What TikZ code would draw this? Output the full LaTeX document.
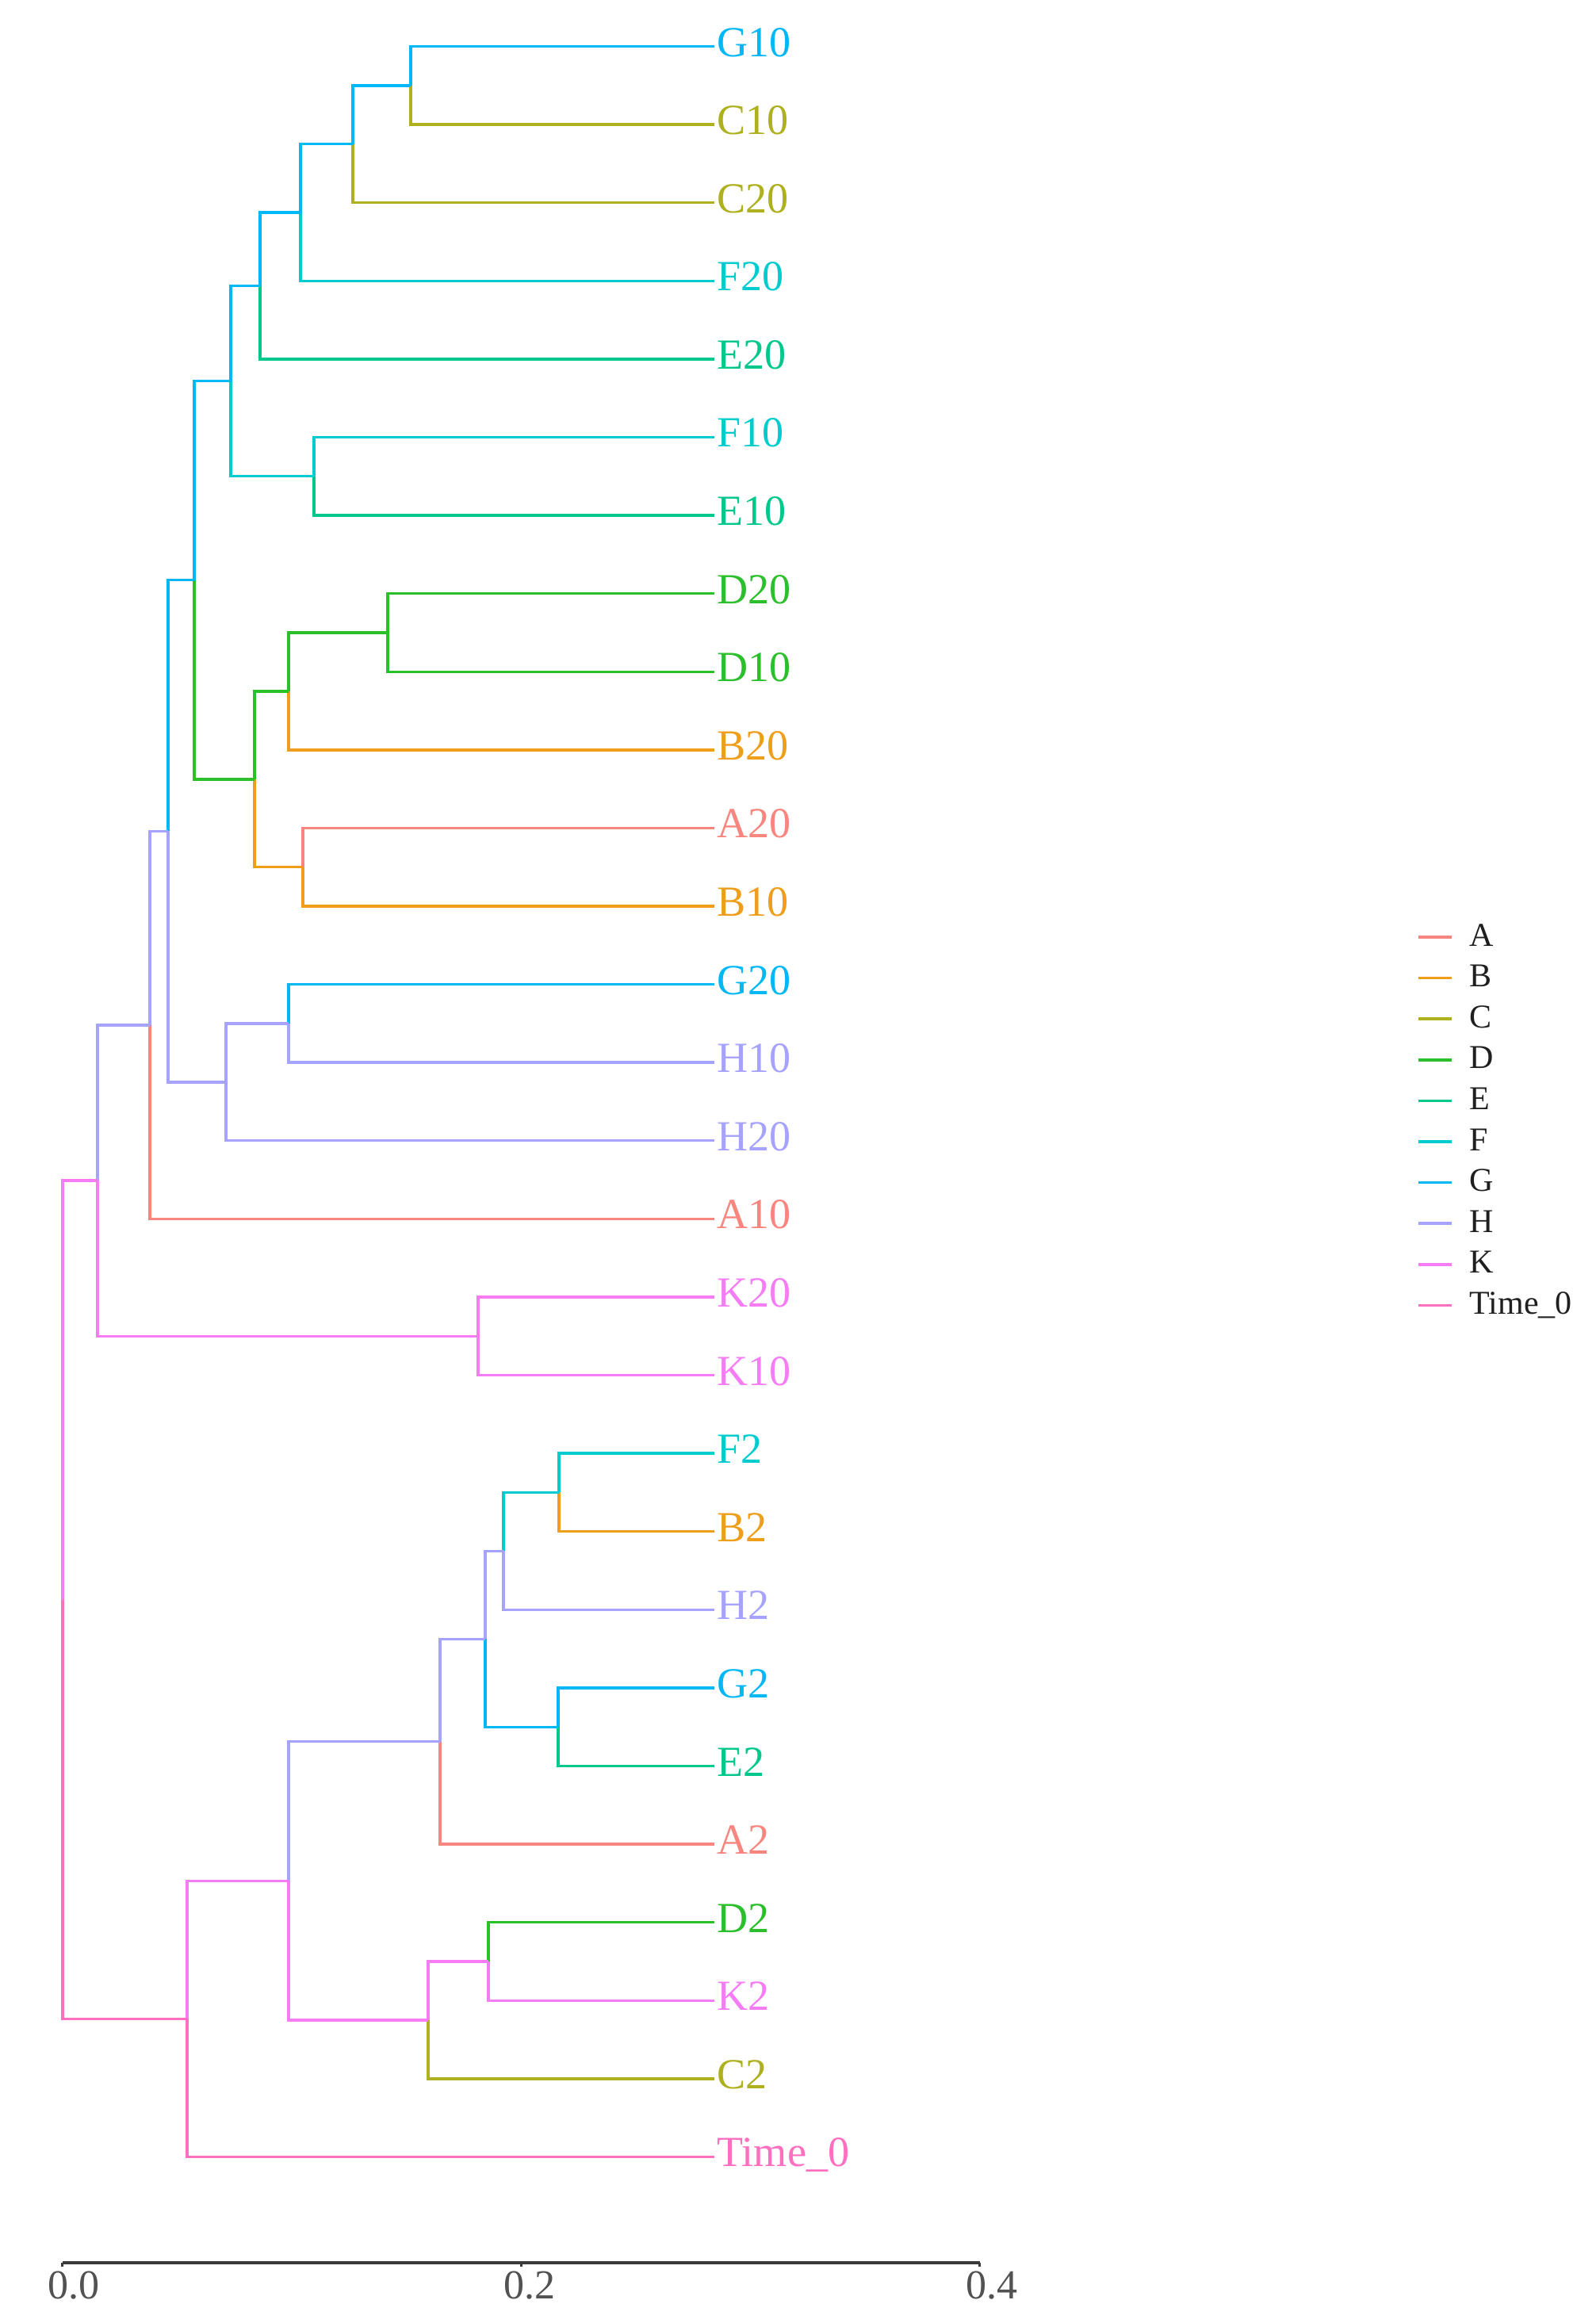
\documentclass[tikz,border=0pt]{standalone}
\usepackage{fontspec}
\setmainfont{Liberation Serif}
\definecolor{cA}{HTML}{F8857E}
\definecolor{cB}{HTML}{EE9E1A}
\definecolor{cC}{HTML}{AEB01E}
\definecolor{cD}{HTML}{2CBF2C}
\definecolor{cE}{HTML}{00C88C}
\definecolor{cF}{HTML}{00CCCF}
\definecolor{cG}{HTML}{00B8F5}
\definecolor{cH}{HTML}{A6A2FF}
\definecolor{cK}{HTML}{F57CF5}
\definecolor{cT}{HTML}{FF6FC0}
\definecolor{axgray}{HTML}{3A3A3A}
\begin{document}
\begin{tikzpicture}[x=0.01cm,y=-0.01cm,
  branch/.style={line width=0.034cm},
  leaflab/.style={anchor=base west,inner sep=0pt,font=\fontsize{15.4pt}{18pt}\selectfont},
  legline/.style={line width=0.035cm},
  leglab/.style={anchor=base west,inner sep=0pt,text=black!88,font=\fontsize{11.95pt}{14pt}\selectfont},
  axlab/.style={anchor=base,inner sep=0pt,text=black!68,font=\fontsize{14.8pt}{17pt}\selectfont},
  axtick/.style={line width=0.03cm,axgray}]
\useasboundingbox (0,0) rectangle (2013,2930);
% leaves
\foreach \n/\lab/\i/\c in {G10/G10/0/cG, C10/C10/1/cC, C20/C20/2/cC, F20/F20/3/cF,
  E20/E20/4/cE, F10/F10/5/cF, E10/E10/6/cE, D20/D20/7/cD, D10/D10/8/cD,
  B20/B20/9/cB, A20/A20/10/cA, B10/B10/11/cB, G20/G20/12/cG, H10/H10/13/cH,
  H20/H20/14/cH, A10/A10/15/cA, K20/K20/16/cK, K10/K10/17/cK, F2/F2/18/cF,
  B2/B2/19/cB, H2/H2/20/cH, G2/G2/21/cG, E2/E2/22/cE, A2/A2/23/cA, D2/D2/24/cD,
  K2/K2/25/cK, C2/C2/26/cC, T0/Time\_0/27/cT}{
  \coordinate (l\n) at (901,{58.5+98.59*\i});
  \node[leaflab,text=\c] (t\n) at (904,{58.5+98.59*\i+12.5}) {\lab};
}
% internal nodes
\coordinate (n1) at (518,107.8);
\coordinate (n2) at (445,181.75);
\coordinate (n3) at (379,268.0);
\coordinate (n4) at (328,360.5);
\coordinate (n5) at (396,600.75);
\coordinate (n6) at (291,480.6);
\coordinate (n7) at (489,797.9);
\coordinate (n8) at (364,871.85);
\coordinate (n9) at (382,1093.7);
\coordinate (n10) at (321,982.8);
\coordinate (n11) at (245,731.7);
\coordinate (n12) at (364,1290.9);
\coordinate (n13) at (285,1364.85);
\coordinate (n14) at (212,1048.3);
\coordinate (n15) at (189,1292.85);
\coordinate (n16) at (603,1685.25);
\coordinate (n17) at (123,1489.05);
\coordinate (n18) at (705,1882.4);
\coordinate (n19) at (635,1956.35);
\coordinate (n20) at (704,2178.2);
\coordinate (n21) at (612,2067.3);
\coordinate (n22) at (555,2196.7);
\coordinate (n23) at (616,2474.0);
\coordinate (n24) at (540,2547.95);
\coordinate (n25) at (364,2372.3);
\coordinate (n26) at (236,2546.4);
\coordinate (root) at (79,2017.7);
% branches
\foreach \p/\ch/\col in {n1/lG10/cG, n1/lC10/cC, n2/n1/cG, n2/lC20/cC,
  n3/n2/cG, n3/lF20/cF, n4/n3/cG, n4/lE20/cE, n5/lF10/cF, n5/lE10/cE,
  n6/n4/cG, n6/n5/cF, n7/lD20/cD, n7/lD10/cD, n8/n7/cD, n8/lB20/cB,
  n9/lA20/cA, n9/lB10/cB, n10/n8/cD, n10/n9/cB, n11/n6/cG, n11/n10/cD,
  n12/lG20/cG, n12/lH10/cH, n13/n12/cH, n13/lH20/cH, n14/n11/cG, n14/n13/cH,
  n15/n14/cH, n15/lA10/cA, n16/lK20/cK, n16/lK10/cK, n17/n15/cH, n17/n16/cK,
  n18/lF2/cF, n18/lB2/cB, n19/n18/cF, n19/lH2/cH, n20/lG2/cG, n20/lE2/cE,
  n21/n19/cH, n21/n20/cG, n22/n21/cH, n22/lA2/cA, n23/lD2/cD, n23/lK2/cK,
  n24/n23/cK, n24/lC2/cC, n25/n22/cH, n25/n24/cK, n26/n25/cK, n26/lT0/cT,
  root/n17/cK, root/n26/cT}{
  \draw[branch,\col] (\p) |- (\ch);
}
% legend
\foreach \lab/\i/\c in {A/0/cA, B/1/cB, C/2/cC, D/3/cD, E/4/cE, F/5/cF,
  G/6/cG, H/7/cH, K/8/cK, Time\_0/9/cT}{
  \coordinate (ga\i) at (1789,{1182+51.6*\i});
  \coordinate (gb\i) at (1831,{1182+51.6*\i});
  \draw[legline,\c] (ga\i) -- (gb\i);
  \node[leglab] (gt\i) at (1853,{1182+51.6*\i+11}) {\lab};
}
% axis
\coordinate (ax0) at (78.6,2854);
\coordinate (ax2) at (657,2854);
\coordinate (ax4) at (1235.5,2854);
\draw[line width=0.04cm,axgray] (ax0) -- (ax4);
\foreach \a in {ax0,ax2,ax4}{
  \draw[axtick] (\a) -- ++(0,5);
}
\node[axlab] (lab0) at (93,2899) {0.0};
\node[axlab] (lab2) at (668,2899) {0.2};
\node[axlab] (lab4) at (1251,2899) {0.4};
\end{tikzpicture}
\end{document}
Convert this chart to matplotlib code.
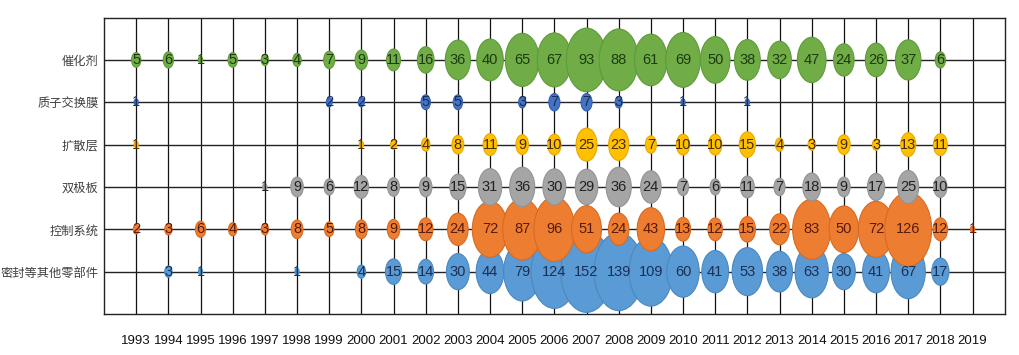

-------

EXERCISE DIRECTIONS: Using the material above, retype each entry exactly and omit the pictures.

CORRECT ANSWER:
What TikZ code would draw this? Output the full LaTeX document.
\documentclass[tikz,border=0pt]{standalone}
\usepackage{fontspec}
\setmainfont{Liberation Serif}
\definecolor{cA}{HTML}{F8857E}
\definecolor{cB}{HTML}{EE9E1A}
\definecolor{cC}{HTML}{AEB01E}
\definecolor{cD}{HTML}{2CBF2C}
\definecolor{cE}{HTML}{00C88C}
\definecolor{cF}{HTML}{00CCCF}
\definecolor{cG}{HTML}{00B8F5}
\definecolor{cH}{HTML}{A6A2FF}
\definecolor{cK}{HTML}{F57CF5}
\definecolor{cT}{HTML}{FF6FC0}
\definecolor{axgray}{HTML}{3A3A3A}
\begin{document}
\begin{tikzpicture}[x=0.01cm,y=-0.01cm,
  branch/.style={line width=0.034cm},
  leaflab/.style={anchor=base west,inner sep=0pt,font=\fontsize{15.4pt}{18pt}\selectfont},
  legline/.style={line width=0.035cm},
  leglab/.style={anchor=base west,inner sep=0pt,text=black!88,font=\fontsize{11.95pt}{14pt}\selectfont},
  axlab/.style={anchor=base,inner sep=0pt,text=black!68,font=\fontsize{14.8pt}{17pt}\selectfont},
  axtick/.style={line width=0.03cm,axgray}]
\useasboundingbox (0,0) rectangle (2013,2930);
% leaves
\foreach \n/\lab/\i/\c in {G10/G10/0/cG, C10/C10/1/cC, C20/C20/2/cC, F20/F20/3/cF,
  E20/E20/4/cE, F10/F10/5/cF, E10/E10/6/cE, D20/D20/7/cD, D10/D10/8/cD,
  B20/B20/9/cB, A20/A20/10/cA, B10/B10/11/cB, G20/G20/12/cG, H10/H10/13/cH,
  H20/H20/14/cH, A10/A10/15/cA, K20/K20/16/cK, K10/K10/17/cK, F2/F2/18/cF,
  B2/B2/19/cB, H2/H2/20/cH, G2/G2/21/cG, E2/E2/22/cE, A2/A2/23/cA, D2/D2/24/cD,
  K2/K2/25/cK, C2/C2/26/cC, T0/Time\_0/27/cT}{
  \coordinate (l\n) at (901,{58.5+98.59*\i});
  \node[leaflab,text=\c] (t\n) at (904,{58.5+98.59*\i+12.5}) {\lab};
}
% internal nodes
\coordinate (n1) at (518,107.8);
\coordinate (n2) at (445,181.75);
\coordinate (n3) at (379,268.0);
\coordinate (n4) at (328,360.5);
\coordinate (n5) at (396,600.75);
\coordinate (n6) at (291,480.6);
\coordinate (n7) at (489,797.9);
\coordinate (n8) at (364,871.85);
\coordinate (n9) at (382,1093.7);
\coordinate (n10) at (321,982.8);
\coordinate (n11) at (245,731.7);
\coordinate (n12) at (364,1290.9);
\coordinate (n13) at (285,1364.85);
\coordinate (n14) at (212,1048.3);
\coordinate (n15) at (189,1292.85);
\coordinate (n16) at (603,1685.25);
\coordinate (n17) at (123,1489.05);
\coordinate (n18) at (705,1882.4);
\coordinate (n19) at (635,1956.35);
\coordinate (n20) at (704,2178.2);
\coordinate (n21) at (612,2067.3);
\coordinate (n22) at (555,2196.7);
\coordinate (n23) at (616,2474.0);
\coordinate (n24) at (540,2547.95);
\coordinate (n25) at (364,2372.3);
\coordinate (n26) at (236,2546.4);
\coordinate (root) at (79,2017.7);
% branches
\foreach \p/\ch/\col in {n1/lG10/cG, n1/lC10/cC, n2/n1/cG, n2/lC20/cC,
  n3/n2/cG, n3/lF20/cF, n4/n3/cG, n4/lE20/cE, n5/lF10/cF, n5/lE10/cE,
  n6/n4/cG, n6/n5/cF, n7/lD20/cD, n7/lD10/cD, n8/n7/cD, n8/lB20/cB,
  n9/lA20/cA, n9/lB10/cB, n10/n8/cD, n10/n9/cB, n11/n6/cG, n11/n10/cD,
  n12/lG20/cG, n12/lH10/cH, n13/n12/cH, n13/lH20/cH, n14/n11/cG, n14/n13/cH,
  n15/n14/cH, n15/lA10/cA, n16/lK20/cK, n16/lK10/cK, n17/n15/cH, n17/n16/cK,
  n18/lF2/cF, n18/lB2/cB, n19/n18/cF, n19/lH2/cH, n20/lG2/cG, n20/lE2/cE,
  n21/n19/cH, n21/n20/cG, n22/n21/cH, n22/lA2/cA, n23/lD2/cD, n23/lK2/cK,
  n24/n23/cK, n24/lC2/cC, n25/n22/cH, n25/n24/cK, n26/n25/cK, n26/lT0/cT,
  root/n17/cK, root/n26/cT}{
  \draw[branch,\col] (\p) |- (\ch);
}
% legend
\foreach \lab/\i/\c in {A/0/cA, B/1/cB, C/2/cC, D/3/cD, E/4/cE, F/5/cF,
  G/6/cG, H/7/cH, K/8/cK, Time\_0/9/cT}{
  \coordinate (ga\i) at (1789,{1182+51.6*\i});
  \coordinate (gb\i) at (1831,{1182+51.6*\i});
  \draw[legline,\c] (ga\i) -- (gb\i);
  \node[leglab] (gt\i) at (1853,{1182+51.6*\i+11}) {\lab};
}
% axis
\coordinate (ax0) at (78.6,2854);
\coordinate (ax2) at (657,2854);
\coordinate (ax4) at (1235.5,2854);
\draw[line width=0.04cm,axgray] (ax0) -- (ax4);
\foreach \a in {ax0,ax2,ax4}{
  \draw[axtick] (\a) -- ++(0,5);
}
\node[axlab] (lab0) at (93,2899) {0.0};
\node[axlab] (lab2) at (668,2899) {0.2};
\node[axlab] (lab4) at (1251,2899) {0.4};
\end{tikzpicture}
\end{document}
Convert this chart to matplotlib code.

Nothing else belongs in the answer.